Question

If one end of the latus rectum of the parabola \(y^2=16x\) is \((4,8)\), then the coordinates of the other end of the latus rectum are

• A. \((4,-16)\)
• B. \((4,10)\)
• C. \((4,-10)\)
• D. \((4,16)\)
• E. \((4,-8)\)

Hint:

For the parabola \(y^2=4ax\), always remember that the endpoints of the latus rectum are \((a,2a)\) and \((a,-2a)\).

Answer 1

Answer: (E)

Step 1: Compare the given parabola with the standard form.
The standard form of a parabola is:
\[ y^2=4ax \] We are given:
\[ y^2=16x \] Comparing, we get:
\[ 4a=16 \Rightarrow a=4 \]

Step 2: Recall the latus rectum of the parabola \(y^2=4ax\).
For the parabola \(y^2=4ax\), the latus rectum is the line passing through the focus and perpendicular to the axis of the parabola.
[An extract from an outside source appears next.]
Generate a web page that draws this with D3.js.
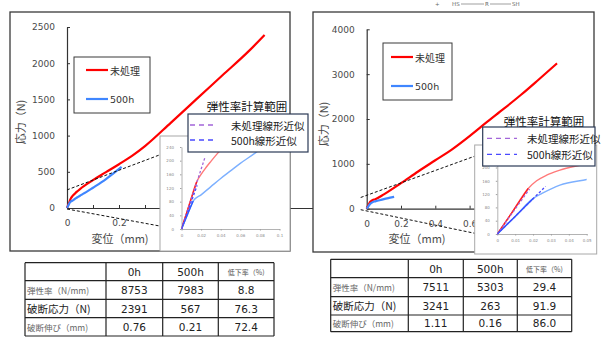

Its equation is:
\[ x=a \] So here, since \(a=4\), the latus rectum is:
\[ x=4 \]

Step 3: Recall the endpoints of the latus rectum.
For the parabola \(y^2=4ax\), the two endpoints of the latus rectum are:
\[ (a,2a) \quad \text{and} \quad (a,-2a) \] Since \(a=4\), these become:
\[ (4,8) \quad \text{and} \quad (4,-8) \]

Step 4: Use the point given in the question.
The question states that one end of the latus rectum is \((4,8)\). Therefore, the other end must be the symmetric point with respect to the \(x\)-axis.

Step 5: Find the symmetric point.
The symmetric point of \((4,8)\) about the \(x\)-axis is obtained by changing the sign of the \(y\)-coordinate while keeping the \(x\)-coordinate the same. Thus, we get:
\[ (4,-8) \]

Step 6: Verify that this point lies on the parabola.
Substitute \((4,-8)\) into the equation \(y^2=16x\):
\[ (-8)^2=16\cdot 4 \] \[ 64=64 \] So the point does lie on the parabola.

Step 7: State the final answer.
Hence, the coordinates of the other end of the latus rectum are:
\[ \boxed{(4,-8)} \] which matches option \((5)\).